El bautizado que reconoce la gracia divina dice: Soy cristiano; la Santísima Trinidad habita en mí; soy miembro del Cuerpo Místico de Cristo, que es la Iglesia; tengo los sacramentos que son el «toque de Dios» que me renueva y santifica; tengo a la Virgen y a los santos que interceden por mí; tengo la liturgia que me permite alabar a Dios de la forma más digna que un ser humano en este mundo puede alcanzar.» Podría decir, en fin: «y con todo eso ¿por qué no me convierto?

Las personas no alcanzan la conversión por una razón muy sencilla y fundamental a la vez: Constantemente se olvidan de vivir en «espera», en espera Cristo. Esta espera no es una espera meramente pasiva, sino que es espera que nos mueve a obrar. Es espera activa. En otras palabras, lo que el cristiano debe hacer es estar en vigilancia permanente.

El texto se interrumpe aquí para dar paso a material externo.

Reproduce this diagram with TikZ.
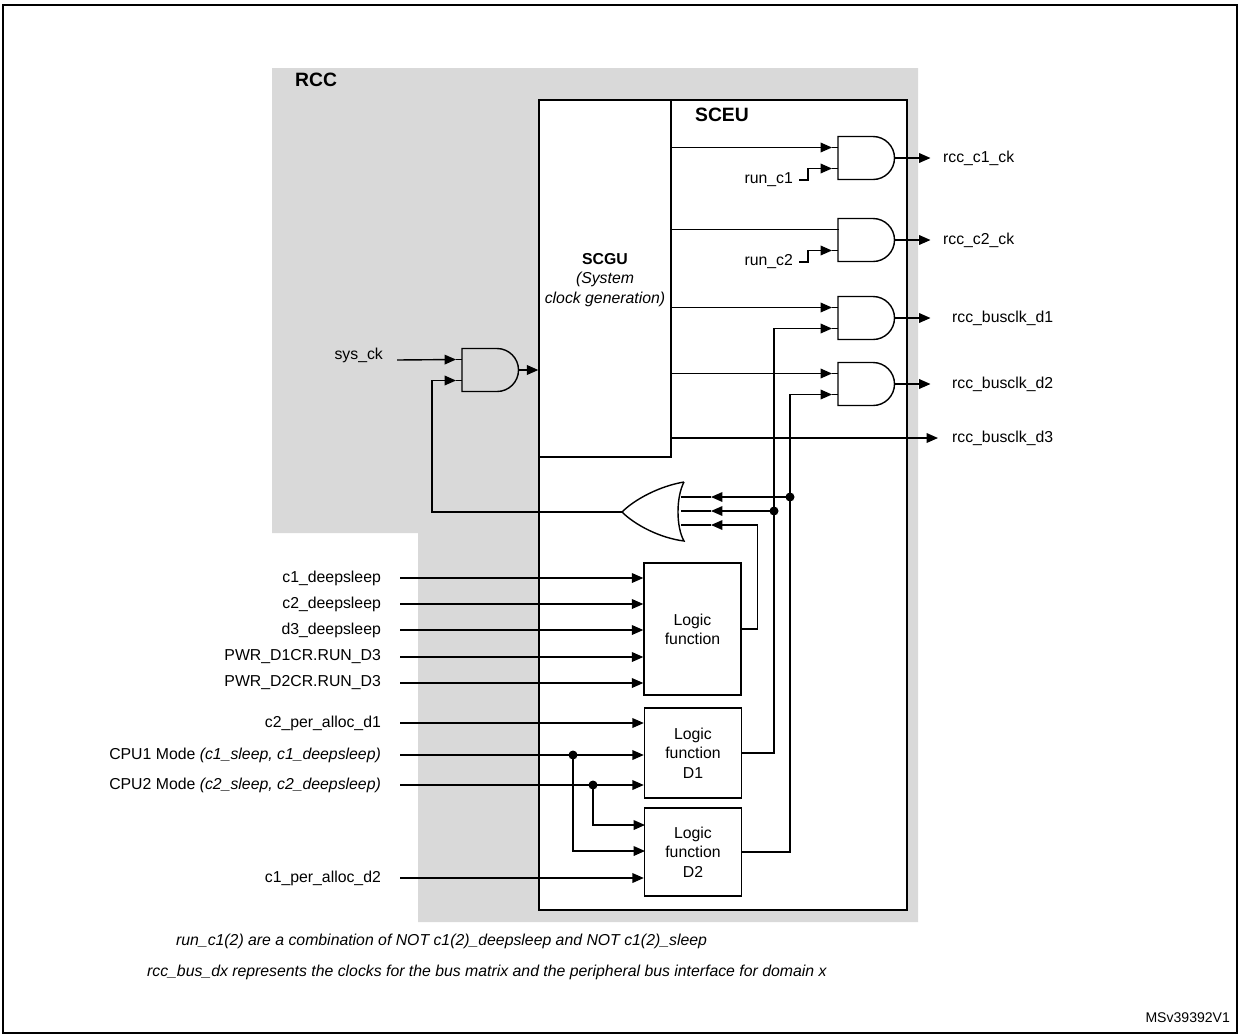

La Espera de Cristo - El cristiano y la espera de Cristo

El pueblo de Israel, luego de la caída de nuestros primeros padres, vivía en una continua espera, espera de una liberación, de una tierra prometida, espera de un salvador, un mesías, que los liberara de la esclavitud del pecado y del yugo de la muerte, herencia y consecuencia de la caída de Adán. Miles de años en la expectativa de esa llegada, muchos prodigios que la anunciaban, profetas que eran enviados, leyes que eran dadas;  hasta que, «llegada la plenitud de los tiempos» el mesías tan esperado llegó; pero… «vino a los suyos y los suyos no lo recibieron». ¿Qué había sucedido? El pueblo que tanto esperaba no reconoció, como tal, al que tanto esperaban. El huésped divino no encontró morada en los corazones de los que lo llamaban. Es necesario que nuestra espera nos lleve a preparar nuestro corazón a la llegada de aquel a quien esperamos. «Estad, pues, vigilantes» (Mc. 13, 35-37).

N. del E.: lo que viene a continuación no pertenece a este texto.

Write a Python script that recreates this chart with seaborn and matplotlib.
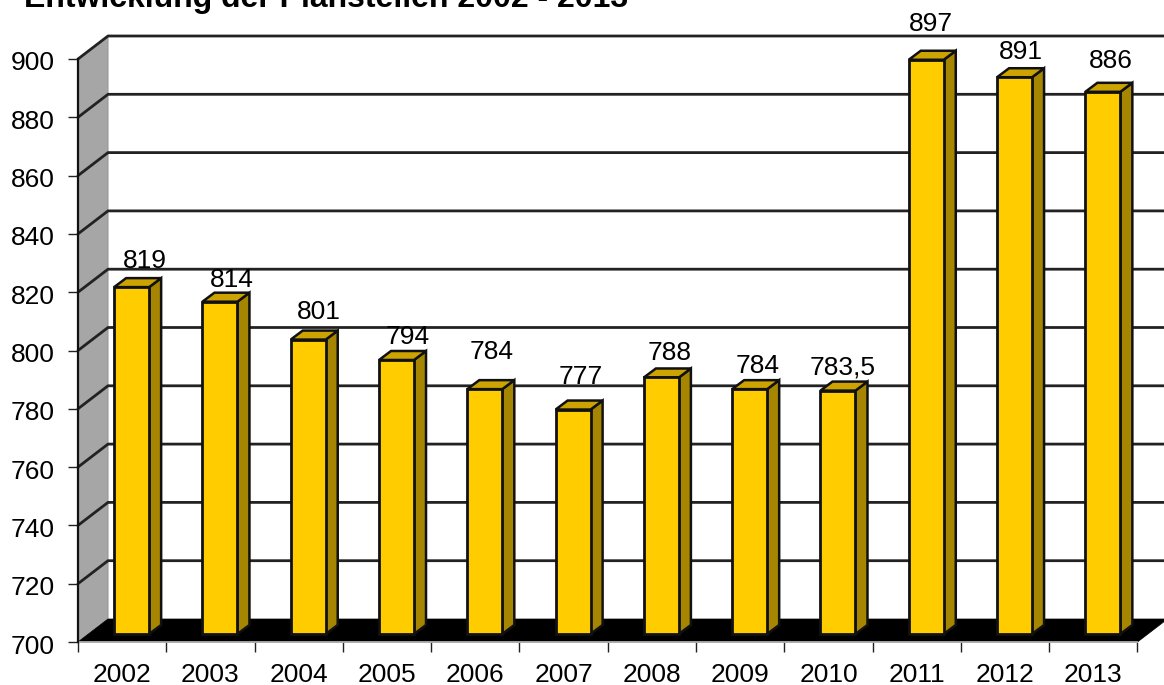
import matplotlib
matplotlib.use("Agg")
import matplotlib.pyplot as plt
from matplotlib.patches import Polygon
from matplotlib.transforms import ScaledTranslation, offset_copy
import pandas as pd
import seaborn as sns

years = ["2002", "2003", "2004", "2005", "2006", "2007",
         "2008", "2009", "2010", "2011", "2012", "2013"]
posts = [819, 814, 801, 794, 784, 777, 788, 784, 783.5, 897, 891, 886]
title_text = "Entwicklung der Planstellen 2002 - 2013"

# Horizontal and vertical nudges of each value label, in pixels above the bar top
label_dx = [1, 0, -1, -1, -5, -4, -4, -4, -7, -7, -6, -4]
label_dy = [26, 22, 28, 23, 37, 33, 24, 23, 23, 36, 25, 31]

W, H = 1164, 685
LEFT, RIGHT, BOTTOM, TOP = 78, 1137.5, 642, 59
YMIN, YMAX = 700, 900
PX_X = (RIGHT - LEFT) / len(years)
PX_Y = (BOTTOM - TOP) / (YMAX - YMIN)
LABEL_SIZE = 19

sns.set_theme(style="white")
plt.rcParams["font.family"] = ["Liberation Sans", "DejaVu Sans"]

fig = plt.figure(figsize=(W / 100, H / 100), dpi=100, facecolor="white")
ax = fig.add_axes([LEFT / W, (H - BOTTOM) / H, (RIGHT - LEFT) / W, (BOTTOM - TOP) / H])

frame = pd.DataFrame({"year": years, "posts": posts})
sns.barplot(data=frame, x="year", y="posts", color="#FFCC00", saturation=1,
            width=35 / PX_X, edgecolor="#111111", linewidth=2.0, ax=ax)
ax.set_xlim(-0.5, len(years) - 0.5)
ax.set_ylim(YMIN, YMAX)


def dx(px):
    return px / PX_X


def dy(px):
    return px / PX_Y


x0, x1 = -0.5, len(years) - 0.5
wall_x, wall_y = dx(30), dy(23)

# Grey side wall and black floor of the chart box
ax.add_patch(Polygon([(x0, YMAX), (x0 + wall_x, YMAX + wall_y),
                      (x0 + wall_x, YMIN + wall_y), (x0, YMIN)],
                     facecolor="#A6A6A6", edgecolor="#999999", lw=0.8,
                     zorder=1, clip_on=False))
ax.add_patch(Polygon([(x0, YMIN), (x0 + wall_x, YMIN + wall_y),
                      (x1 + wall_x, YMIN + wall_y), (x1, YMIN)],
                     facecolor="black", edgecolor="black", lw=0.5,
                     zorder=1.5, clip_on=False))

# Gridlines run across the back wall and fold down the side wall
for level in range(YMIN + 20, YMAX + 1, 20):
    ax.plot([x0, x0 + wall_x, x1 + wall_x], [level, level + wall_y, level + wall_y],
            color="#222222", lw=2.0, zorder=2, clip_on=False,
            solid_joinstyle="miter")

# Front faces sit slightly inside the box, so shift them along the depth axis
front = offset_copy(ax.transData, fig=fig, x=9.5, y=8, units="dots")
side_x, side_y = dx(12), dy(9)
for i, (patch, value) in enumerate(zip(ax.patches[:len(years)], posts)):
    patch.set_y(YMIN)
    patch.set_height(value - YMIN)
    patch.set_transform(front)
    patch.set_clip_on(False)
    patch.set_zorder(4)
    left = patch.get_x()
    right = left + patch.get_width()
    ax.add_patch(Polygon([(right, YMIN), (right + side_x, YMIN + side_y),
                          (right + side_x, value + side_y), (right, value)],
                         facecolor="#A68500", edgecolor="#111111", lw=1.8,
                         transform=front, zorder=3, clip_on=False))
    ax.add_patch(Polygon([(left, value), (left + side_x, value + side_y),
                          (right + side_x, value + side_y), (right, value)],
                         facecolor="#CCA300", edgecolor="#111111", lw=1.8,
                         transform=front, zorder=3, clip_on=False))
    ax.annotate(str(value).replace(".", ","), xy=(i, value), xycoords="data",
                xytext=(9.5 + 12 + label_dx[i], 8 + label_dy[i]),
                textcoords="offset pixels", ha="center", va="center",
                fontsize=LABEL_SIZE, color="black", zorder=6, annotation_clip=False)

ax.set_xlabel("")
ax.set_ylabel("")
ax.set_yticks(range(YMIN, YMAX + 1, 20))
ax.set_xticks([i - 0.5 for i in range(len(years) + 1)], minor=True)
ax.set_xticks(range(len(years)), years)
ax.tick_params(axis="x", which="major", length=0, labelsize=LABEL_SIZE, pad=15, colors="black")
ax.tick_params(axis="x", which="minor", length=7, width=1.0, color="#222222", bottom=True)
ax.tick_params(axis="y", which="major", length=7, width=1.0, color="#222222", left=True,
               labelsize=LABEL_SIZE, pad=10, labelcolor="black")

# Value-axis numbers sit a little below their tick marks
drop = ScaledTranslation(0, -2 / 100, fig.dpi_scale_trans)
for tick_label in ax.get_yticklabels():
    tick_label.set_transform(tick_label.get_transform() + drop)

for side in ("top", "right"):
    ax.spines[side].set_visible(False)
ax.spines["left"].set_color("#111111")
ax.spines["left"].set_linewidth(1.6)
ax.spines["left"].set_zorder(5)
ax.spines["bottom"].set_color("#B0B0B0")
ax.spines["bottom"].set_linewidth(1.3)

fig.text(24 / W, (H - 7) / H, title_text, fontsize=23, fontweight="bold",
         color="black", ha="left", va="baseline")

fig.savefig("out.png", dpi=100, facecolor="white")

Los actuales tiempos nos piden una fe más vigorosa, una moral más pura, una caridad más ardiente

Hoy se hace un gran silencio general ante esta realidad, y se hacen cada vez más actuales las palabras de Pío XII: «Los actuales tiempos nos piden una fe más vigorosa, una moral más pura, una caridad más ardiente y una prontitud mayor para el sacrificio, semejante a los primeros tiempos de la Iglesia […] y nuestro deber, el deber del episcopado, el del clero y de los fieles cristianos, es de prepararse al futuro encuentro de Cristo con el mundo»  (02 de junio de 1942).

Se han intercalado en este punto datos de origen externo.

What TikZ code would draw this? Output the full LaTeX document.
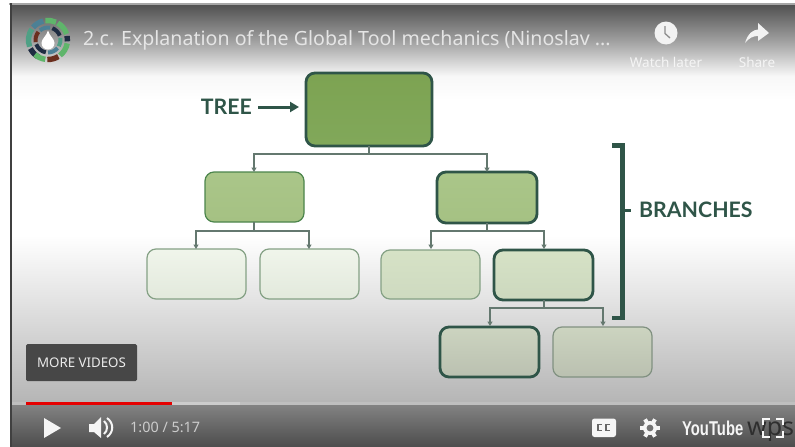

La llegada del Adviento y la cercanía de la Natividad de Nuestro Señor llaman nuestra atención hacia esa espera del Señor. Quizá el lector de estas líneas tiene la costumbre de participar de la Santa Misa a diario o cada Pascua semanal, los domingos; y habrá notado que después de la consagración el sacerdote, con convicción de la verdad de los actos de los cuales acaba de ser testigo y partícipe, proclama: «Éste es el misterio de la Fe» y todos los fieles responden: «Anunciamos tu muerte y proclamamos tu resurrección, ven Señor Jesús». Esta sentencia, pues, la repetimos todos los días, en cada Misa: «Ven señor Jesús»; ¿estamos preparados para que venga Aquel a quien llamamos? Nuestras casas, nuestros trabajos, nuestras familias y nuestras decisiones ¿están preparados para recibir al Señor Jesús?

Tu matrimonio, tu trabajo, tus amistades, tu formación académica ¿están preparados para recibir al Señor?

El que aguarda la venida de alguien importante se prepara física y espiritualmente para recibir a esa persona digna de honor. Y para la venida de Cristo que es Dios y que viene en cada Misa ¿Cómo nos preparamos para recibirle? Y para la venida de ese mismo Cristo que, cada año, por medio de la Sagrada Liturgia, vuelve a nosotros como un niño en la pobreza del pesebre ¿nos preparamos para recibirle?

Nuestra vida debe ser una conversión continua en la espera, pues pedimos al Señor que venga, y tenemos que tener presente que ese Señor que viene y se muestra en la Eucaristía como Pan, y en el pesebre, entre la dulce fragancia de la flor de coco, como un niño, vendrá un día como Rey y Justo Juez.

Nuestros pensamientos, palabras y obras ¿están listas para la visita de este Justo Juez? Tu matrimonio, tu trabajo, tus amistades, tu formación académica ¿están preparados para recibir al Señor?

Que en nuestro pueblo fiel, la llegada de aquél a quien llamamos no vuelva a encontrar, como antaño, corazones no dispuestos; y que este periodo de Navidad que se acerca sea una oportunidad de empezar a ser más de Dios. Y que nuestra vida, como los astros en torno al Sol, gire en torno a Él, que ya viene.